Another time, I added the text (and a pointer to the source) of a first-hand account of an 1811 earthquake on the New Madrid fault in America.  That tremor made the Mississippi River run backwards, and it rang church bells in Boston.  I tripped over the account while seeking the origins of the word 'diggings', and thought it interesting.  At some time in the not-too-distant future, that fault will move again.  When it does, my contributions will be there, waiting and accessible.

The grand planners and self-promoters want to scrap everything, so only their vision of the future can be enacted.  Sounds a bit like China's Cultural Revolution, doesn't it?  I'd rather see cultural evolution, where we get to keep all the best bits, and preserve the spare bits for a while at least, in a box in the garage.

In 1990, two mathematicians, Philip Davis and Reuben Hersh, offered a refreshing view of computer art. They thought its future lay in 

"… the dynamic, the animated, the interactive.  It should look not towards Rembrandt, but towards Verdi's 'Aïda'.  Not just the classical 'Aïda', but an 'Aïda' with the audience singing along and scrambling onto the backs of the elephants on stage.  Chaos?  No.  Total theatre." [4]

This is the way our society is quietly heading.  Invisibly, it's happening, all around us.  The National Library of Australia (who are, let me confess, sometimes my publisher) have a remarkable resource called Trove.  This is a massive collection of digitised newspapers, linked to computer-generated text which registered users can correct.

More than that, they can add generic tags like "bushrangers", "39th Battalion", or one of my favourites, "early use of language", the tag I hang on the earliest instances I find of words like 'squatter', 'billy', 'bludger', 'swag' and 'fossick'—among others.  Those tags are there for all time.
Equally, I was researching two London conmen called Tripe and Montague, who in 1852, fleeced would-be emigrants who were headed for Australia's goldfields.

I found their trial transcript at the Old Bailey, but until I found a record of their pardon, I believed they had been transported to Australia.  I grinned at their probable reception here, if they met any of those they had robbed.

Curious, I burrowed and found an 1856 classified ad in the Sydney Morning Herald where 'W.W.' was advertising for friends who'd been caught up in the swindle. Trawling along, I found another ad in the same paper in 1865, where William Waterford was mentioned. I went back to the first ad, and attached a comment, drawing any later reader's attention to the second ad and the likelihood that the mysterious W. W. was in fact William Waterford.

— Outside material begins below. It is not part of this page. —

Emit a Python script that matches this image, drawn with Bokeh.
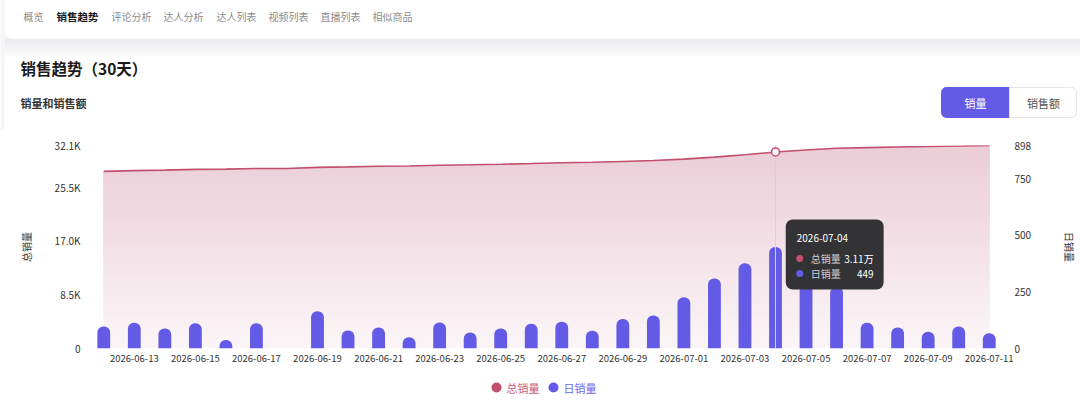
from bokeh.plotting import figure
from bokeh.models import Range1d, LinearAxis, FixedTicker
from bokeh.layouts import column
from bokeh.core.properties import value
from bokeh.embed import file_html
from bokeh.resources import INLINE

# ---------------- data ----------------
dates = ["2026-06-12", "2026-06-13", "2026-06-14", "2026-06-15", "2026-06-16",
         "2026-06-17", "2026-06-18", "2026-06-19", "2026-06-20", "2026-06-21",
         "2026-06-22", "2026-06-23", "2026-06-24", "2026-06-25", "2026-06-26",
         "2026-06-27", "2026-06-28", "2026-06-29", "2026-06-30", "2026-07-01",
         "2026-07-02", "2026-07-03", "2026-07-04", "2026-07-05", "2026-07-06",
         "2026-07-07", "2026-07-08", "2026-07-09", "2026-07-10", "2026-07-11"]
daily_sales = [97, 114, 88, 112, 38, 112, 0, 165, 80, 93,
               50, 115, 71, 88, 109, 118, 78, 131, 146, 227,
               310, 377, 449, 300, 273, 114, 93, 74, 97, 68]
total_sales = [28010, 28124, 28212, 28324, 28362, 28474, 28474, 28639, 28719, 28812,
               28862, 28977, 29048, 29136, 29245, 29363, 29441, 29572, 29718, 29945,
               30255, 30632, 31081, 31381, 31654, 31768, 31861, 31935, 32032, 32100]
x_tick_dates = dates[1::2]
left_ticks = [0, 8500, 17000, 25500, 32100]
left_tick_labels = ["0", "8.5K", "17.0K", "25.5K", "32.1K"]
right_ticks = [0, 250, 500, 750, 898]
right_tick_labels = ["0", "250", "500", "750", "898"]
nav_tabs = ["概览", "销售趋势", "评论分析", "达人分析", "达人列表", "视频列表", "直播列表", "相似商品"]
nav_x = [23, 56, 111, 163, 216, 268, 320, 372]
active_tab = "销售趋势"
hover_date = "2026-07-04"
series_names = ["总销量", "日销量"]

FONT = "Noto Sans CJK SC"
RED = "#c24f6e"
BLUE = "#635be5"
W = 1080
H = 402
FL, FR = 88, 1005  # chart frame left/right in page pixels

xi = list(range(len(dates)))  # position of each date on the x scale


def Y(py):
    # page pixel (from top) -> upward coordinate
    return H - py


def X(px):
    # page pixel -> chart x coordinate
    return (px - FL) / (FR - FL) * len(dates) - 0.5


def txt(p, x, y, s, size, color, align="left", style="normal", **kw):
    p.text(x=[x], y=[Y(y)], text=[s], text_font=value(FONT), text_font_size=size,
           text_color=color, text_align=align, text_baseline="middle",
           text_font_style=style, **kw)


def bare(fig):
    fig.axis.visible = False
    fig.grid.visible = False
    fig.outline_line_color = None
    fig.background_fill_color = "white"
    fig.border_fill_color = "white"


# ---------------- header ----------------
head = figure(width=W, height=130, x_range=Range1d(0, W), y_range=Range1d(Y(130), Y(0)),
              output_backend="svg", toolbar_location=None, min_border=0, frame_align=False)
bare(head)

head.quad(left=0, right=W, top=Y(0), bottom=Y(62), fill_color="#f5f5f8", line_color=None)
shadow = ["#ececef", "#efeff2", "#f2f2f4", "#f5f5f7", "#f8f8f9", "#fbfbfc", "#fdfdfd"]
for i, c in enumerate(shadow):
    head.quad(left=4, right=W, top=Y(38 + i * 3), bottom=Y(62), fill_color=c, line_color=None)
head.quad(left=0, right=4, top=Y(0), bottom=Y(130), fill_color="#f5f5fa", line_color=None)
head.quad(left=4, right=W, top=Y(56), bottom=Y(130), fill_color="white", line_color=None)
head.quad(left=4, right=W + 10, top=Y(-10), bottom=Y(38), fill_color="white",
          line_color=None, border_radius=8)

for name, x in zip(nav_tabs, nav_x):
    if name == active_tab:
        txt(head, x, 15.5, name, "10.5px", "#1a1a1a", style="bold")
    else:
        txt(head, x, 15.5, name, "10px", "#8c8c8c")

txt(head, 20, 67, "销售趋势（30天）", "15.5px", "#1a1a1a", style="bold")
txt(head, 20, 102, "销量和销售额", "11px", "#333333", style="bold")

head.quad(left=941, right=1009, top=Y(87), bottom=Y(117), fill_color=BLUE,
          line_color=BLUE, border_radius=(5, 0, 0, 5))
head.quad(left=1009, right=1076, top=Y(87), bottom=Y(117), fill_color="white",
          line_color="#e4e4ea", border_radius=(0, 5, 5, 0))
txt(head, 975, 102, "销量", "11px", "white", align="center")
txt(head, 1043, 102, "销售额", "11px", "#555555", align="center")

# ---------------- chart ----------------
p = figure(width=W, height=242, x_range=Range1d(-0.5, len(dates) - 0.5),
           y_range=Range1d(0, left_ticks[-1]),
           output_backend="svg", toolbar_location=None, frame_align=False,
           min_border_top=15, min_border_bottom=24, min_border_left=FL, min_border_right=W - FR)
p.extra_y_ranges = {"right": Range1d(0, right_ticks[-1]),
                    "py": Range1d(Y(348), Y(145))}
p.outline_line_color = None
p.background_fill_color = "white"
p.border_fill_color = "white"
p.xgrid.visible = False
p.ygrid.ticker = FixedTicker(ticks=[left_ticks[0], left_ticks[-1]])
p.ygrid.grid_line_color = "#e6e6ea"
p.ygrid.grid_line_dash = "4 3"

nb = 40
top_c = (235, 204, 214)
bot_c = (251, 246, 248)
ymax = left_ticks[-1]
for k in range(nb):
    lev = ymax * k / nb
    t = (k + 0.5) / nb
    c = tuple(int(round(bot_c[i] + (top_c[i] - bot_c[i]) * t)) for i in range(3))
    y1 = [min(lev, v) for v in total_sales]
    p.varea(x=xi, y1=y1, y2=total_sales, fill_color="#%02x%02x%02x" % c)

p.line(x=xi, y=total_sales, line_color=RED, line_width=1.6)

p.vbar(x=xi, top=daily_sales, width=0.42, y_range_name="right", fill_color=BLUE,
       line_color=None, border_radius=(6, 6, 0, 0))

x_ticks = [dates.index(d) for d in x_tick_dates]
p.xaxis.ticker = FixedTicker(ticks=x_ticks)
p.xaxis.major_label_overrides = {dates.index(d): d for d in x_tick_dates}
p.xaxis.axis_line_color = None
p.xaxis.major_tick_line_color = None
p.xaxis.minor_tick_line_color = None
p.xaxis.major_label_standoff = 0
p.xaxis.major_label_text_font = FONT
p.xaxis.major_label_text_font_size = "9.5px"
p.xaxis.major_label_text_color = "#333333"

p.yaxis.ticker = FixedTicker(ticks=left_ticks)
p.yaxis.major_label_overrides = dict(zip(left_ticks, left_tick_labels))
p.yaxis.axis_line_color = None
p.yaxis.major_tick_line_color = None
p.yaxis.minor_tick_line_color = None
p.yaxis.major_label_standoff = 2
p.yaxis.major_label_text_font = FONT
p.yaxis.major_label_text_font_size = "10px"
p.yaxis.major_label_text_color = "#333333"
p.yaxis.axis_label = series_names[0]
p.yaxis.axis_label_text_font = FONT
p.yaxis.axis_label_text_font_size = "10px"
p.yaxis.axis_label_text_font_style = "normal"
p.yaxis.axis_label_text_color = "#333333"
p.yaxis.axis_label_standoff = 18

ry = LinearAxis(y_range_name="right", ticker=FixedTicker(ticks=right_ticks))
ry.major_label_overrides = dict(zip(right_ticks, right_tick_labels))
ry.axis_line_color = None
ry.major_tick_line_color = None
ry.minor_tick_line_color = None
ry.major_label_standoff = 4
ry.major_label_text_font = FONT
ry.major_label_text_font_size = "10px"
ry.major_label_text_color = "#333333"
ry.axis_label = series_names[1]
ry.axis_label_text_font = FONT
ry.axis_label_text_font_size = "10px"
ry.axis_label_text_font_style = "normal"
ry.axis_label_text_color = "#333333"
ry.axis_label_standoff = 28
p.add_layout(ry, "right")

hi = dates.index(hover_date)
p.segment(x0=[hi], x1=[hi], y0=[0], y1=[ymax], line_color="#d2d2d8", line_width=1)
p.scatter(x=[hi], y=[total_sales[hi]], size=8, fill_color="white", line_color=RED,
          line_width=1.6)

tip_kw = dict(y_range_name="py")
p.quad(left=X(786), right=X(884), top=Y(219), bottom=Y(289), fill_color="#333335",
       line_color=None, border_radius=7, **tip_kw)
txt(p, X(797), 237, hover_date, "10px", "white", **tip_kw)
p.scatter(x=[X(800), X(800)], y=[Y(258), Y(273)], size=7, fill_color=[RED, BLUE],
          line_color=None, **tip_kw)
txt(p, X(811), 258, series_names[0], "10px", "#cfcfd4", **tip_kw)
txt(p, X(811), 273, series_names[1], "10px", "#cfcfd4", **tip_kw)
txt(p, X(874), 258, "%.2f万" % (total_sales[hi] / 10000), "10px", "white", align="right",
    **tip_kw)
txt(p, X(874), 273, str(daily_sales[hi]), "10px", "white", align="right", **tip_kw)

# ---------------- footer / legend ----------------
foot = figure(width=W, height=30, x_range=Range1d(0, W), y_range=Range1d(Y(402), Y(372)),
              output_backend="svg", toolbar_location=None, min_border=0, frame_align=False)
bare(foot)
foot.scatter(x=[496, 553], y=[Y(387), Y(387)], size=10, fill_color=[RED, BLUE], line_color=None)
txt(foot, 506, 387, series_names[0], "11px", "#c65a7b")
txt(foot, 563, 387, series_names[1], "11px", "#6f68e8")

layout = column(head, p, foot, spacing=0)
open("out.html", "w").write(file_html(layout, INLINE))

Slowly, the resource is growing, and the prospects for future researchers are being quietly enhanced, not by hewing and slashing behemoths, but by nibbling and gnawing mice.

One day, I hope, people will turn around, raise their eyebrows and ask "Where did all that come from?" That day isn't here yet, but we can hope for it, and work towards it. If I'm wrong, no harm will've been done, because nothing is scrapped as these small additions drop into place.

But we're not there yet. The other day, I was looking at an old Times Literary Supplement in the State Library of New South Wales' online collections, when another article on the same page caught my eye.  It mentioned Sir Horace Mann appearing in a painting in Florence.  I soon found Zoffany's The Tribuna of the Uffizi and with some effort, tracked down a key to the people in the painting.

I wanted to annotate the TLS article so others could find the same resource, but I couldn't.  One day, that'll be a given, because every system will have that sort of flexibility worked into it.  As a stopgap, I edited the relevant entry in Wikipedia, and added a link there.

That's the future I look forward to.  The difference between my vision and that of the people who'd sack the librarians, pulp the books and demolish the shelves, all to make room for soft lounges, a couple of computers and a gleaming great coffee machine is this: my vision offers hope, and doesn't prescribe world-crashing and irreversible destruction.  We build on what we have, knowing that some of the old stuff—and some of the new—will be discarded, once we're in a position to decide.

As the twig bends, so the tree bends.  A future built on collaboration relies on people who gain a quiet joy from contributing gems, nuggets and crumbs to future generations, whimsical folk who amuse themselves by committing acts of anonymous scholarship.

You see, doctor, this is the way the world bends—not with a bang, but with a whimsy.


[1] Egon Larsen, Atomic Energy, Pan Books, 1958, p. 136-7.
[2] Egon Larsen, Atomic Energy, Pan Books, 1958, p. 136.
[3] http://www.smalltalk.org/alankay.html
[4] Philip J. Davis and Reuben Hersh, Descartes' Dream, Penguin, 1990, p. 53.